Bridging the semantic gap between real-world clinical data and knowledge graphs
Bioinformatics, clinical informatics, and scientific knowledge bases continue to advance rapidly. However, many challenges remain to integrate this disparate data for research. For our work on specific conditions, we address challenges with semantic interoperability by applying existing, well-curated ontologies, and when additional accuracy is needed, expert-reviewed maps. The Hadlock Lab is also part of the NIH NCATS Biomedical Data Translator, collaborating with researchers to connect clinical data with over twenty other categories of data, including multi-omics, pharmacology, and environmental exposures.
Accelerating biomedical discovery in electronic health records (EHRs) and longitudinal studies of health transitions
Understanding similarity between patients is a fundamental concept underlying clinical care and biomedical research. Our lab uses distance metrics to analyze similarity over 300,000,000 patient encounters. We are currently collaborating with several labs at ISB to apply new domain-agnostic approaches for rapid discovery of patterns in semi-structured clinical data.

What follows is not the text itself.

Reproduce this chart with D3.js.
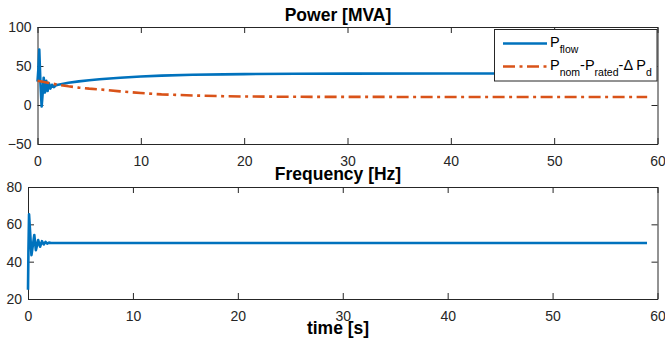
<!DOCTYPE html>
<html>
<head>
<meta charset="utf-8">
<script src="https://cdn.jsdelivr.net/npm/d3@7"></script>
<style>
  html, body { margin: 0; padding: 0; background: #fff; }
  svg { display: block; font-family: "Liberation Sans", Arial, sans-serif; }
</style>
</head>
<body>
<div id="chart"></div>
<script>
// time axis ticks shared by both panels
const timeTicks = [0, 10, 20, 30, 40, 50, 60];
const powerTicks = [-50, 0, 50, 100];
const freqTicks = [20, 40, 60, 80];

// P_flow
const tFlow = [0, 0.08, 0.17, 0.28, 0.4, 0.5, 0.6, 0.72, 0.85, 0.98, 1.1, 1.25, 1.4, 1.6, 1.8, 2, 2.5, 3, 4, 5, 6, 7, 8, 10, 12, 15, 18, 20, 25, 30, 40, 50, 59];
const pFlow = [30, 45, 71, 30, -2, 15, 35, 16, 31, 18, 28, 21, 26, 23, 25.5, 26, 27.3, 28.5, 30.3, 31.7, 33, 34, 35, 36.6, 37.7, 38.7, 39.3, 39.6, 40, 40.2, 40.3, 40.3, 40.3];

// P_nom - P_rated - dP_d
const tRef = [0, 1, 2, 3, 4, 5, 6, 8, 10, 12, 15, 18, 20, 25, 30, 40, 50, 59];
const pRef = [31, 28.5, 26, 24, 22.3, 21, 20, 17.5, 15.3, 13.6, 12.2, 11.3, 10.9, 10.5, 10.4, 10.3, 10.3, 10.3];

// frequency
const tFreq = [0, 0.04, 0.1, 0.2, 0.33, 0.47, 0.6, 0.75, 0.87, 0.97, 1.07, 1.15, 1.33, 1.5, 1.67, 1.83, 2.0, 2.2, 3, 10, 20, 30, 40, 50, 59];
const freq = [25, 45, 65.4, 56, 43.5, 49, 54.3, 46.2, 49, 51.6, 49.5, 48, 51, 49.2, 50.6, 49.7, 50.2, 50, 50, 50, 50, 50, 50, 50, 50];

const blue = "#0072BD";
const orange = "#D95319";
const axisColor = "#262626";

const width = 665, height = 341;
const svg = d3.select("#chart").append("svg")
  .attr("width", width)
  .attr("height", height);

function drawPanel(box, yDomain, yTicks) {
  const x = d3.scaleLinear().domain([0, 60]).range([box.left, box.right]);
  const y = d3.scaleLinear().domain(yDomain).range([box.bottom, box.top]);
  const g = svg.append("g");

  const styleAxis = sel => {
    sel.select(".domain").attr("stroke", axisColor).attr("stroke-width", 1);
    sel.selectAll(".tick line").attr("stroke", axisColor);
    sel.selectAll(".tick text").attr("fill", axisColor).attr("font-size", 14);
  };

  g.append("g").attr("transform", `translate(0,${box.bottom})`)
    .call(d3.axisBottom(x).tickValues(timeTicks).tickSizeInner(-6).tickSizeOuter(0).tickPadding(12))
    .call(styleAxis);
  g.append("g").attr("transform", `translate(0,${box.top})`)
    .call(d3.axisTop(x).tickValues(timeTicks).tickSizeInner(-6).tickSizeOuter(0).tickFormat(""))
    .call(styleAxis);
  g.append("g").attr("transform", `translate(${box.left},0)`)
    .call(d3.axisLeft(y).tickValues(yTicks).tickSizeInner(-6).tickSizeOuter(0).tickPadding(6))
    .call(styleAxis);
  g.append("g").attr("transform", `translate(${box.right},0)`)
    .call(d3.axisRight(y).tickValues(yTicks).tickSizeInner(-6).tickSizeOuter(0).tickFormat(""))
    .call(styleAxis);

  return { x, y, g };
}

function drawLine(p, ts, vs, color, dash) {
  const line = d3.line().x((d, i) => p.x(ts[i])).y(d => p.y(d));
  p.g.append("path")
    .datum(vs)
    .attr("d", line)
    .attr("fill", "none")
    .attr("stroke", color)
    .attr("stroke-width", 2.6)
    .attr("stroke-linejoin", "round")
    .attr("stroke-dasharray", dash || null);
}

// top panel: power
const powerPanel = drawPanel({ left: 37.5, right: 657.5, top: 27, bottom: 144 }, [-50, 100], powerTicks);
drawLine(powerPanel, tFlow, pFlow, blue);
drawLine(powerPanel, tRef, pRef, orange, "12,4.5,3,4.5");

// bottom panel: frequency
const freqPanel = drawPanel({ left: 28, right: 657.5, top: 187, bottom: 299 }, [20, 80], freqTicks);
drawLine(freqPanel, tFreq, freq, blue);

// titles
const titles = [
  { text: "Power [MVA]", y: 21 },
  { text: "Frequency [Hz]", y: 180 },
  { text: "time [s]", y: 334 }
];
svg.selectAll("text.title").data(titles).enter().append("text")
  .attr("class", "title")
  .attr("x", 338)
  .attr("y", d => d.y)
  .attr("text-anchor", "middle")
  .attr("font-size", 17.5)
  .attr("font-weight", "bold")
  .attr("fill", "#000")
  .text(d => d.text);

// legend
const lg = svg.append("g");
lg.append("rect")
  .attr("x", 494.5).attr("y", 29.5)
  .attr("width", 162.5).attr("height", 51.5)
  .attr("fill", "#fff")
  .attr("stroke", axisColor)
  .attr("stroke-width", 1);

const legendRows = [
  { y: 43.5, color: blue, dash: null, parts: [["P", 0], ["flow", 1]] },
  { y: 66.5, color: orange, dash: "12,4.5,3,4.5",
    parts: [["P", 0], ["nom", 1], ["-P", 0], ["rated", 1], ["-\u0394 P", 0], ["d", 1]] }
];
legendRows.forEach(r => {
  lg.append("line")
    .attr("x1", 503).attr("x2", 547)
    .attr("y1", r.y).attr("y2", r.y)
    .attr("stroke", r.color)
    .attr("stroke-width", 2.6)
    .attr("stroke-dasharray", r.dash);
  const t = lg.append("text")
    .attr("x", 550)
    .attr("y", r.y + 3.5)
    .attr("font-size", 14)
    .attr("fill", "#000");
  let prev = 0;
  r.parts.forEach(([s, sub]) => {
    t.append("tspan")
      .attr("dy", sub === prev ? 0 : (sub ? 6 : -6))
      .attr("font-size", sub ? 10.5 : 14.5)
      .text(s);
    prev = sub;
  });
});
</script>
</body>
</html>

The patterns that emerge can include several categories of new insights: hypotheses for biomedical research, artifacts of healthcare delivery, error and biases. By focusing directly on clinical observations of phenotype and exposures in the real world, we can minimize the noise introduced by mapping investigations through single diagnostic labels, and increase the chance of detecting previously unobserved patterns. Once surfaced, these hypotheses can be prioritized for rigorous investigation using existing research methods. We also apply both supervised and unsupervised machine learning on the robust data from the Adolescent Cognitive Brain Development (ABCD) study.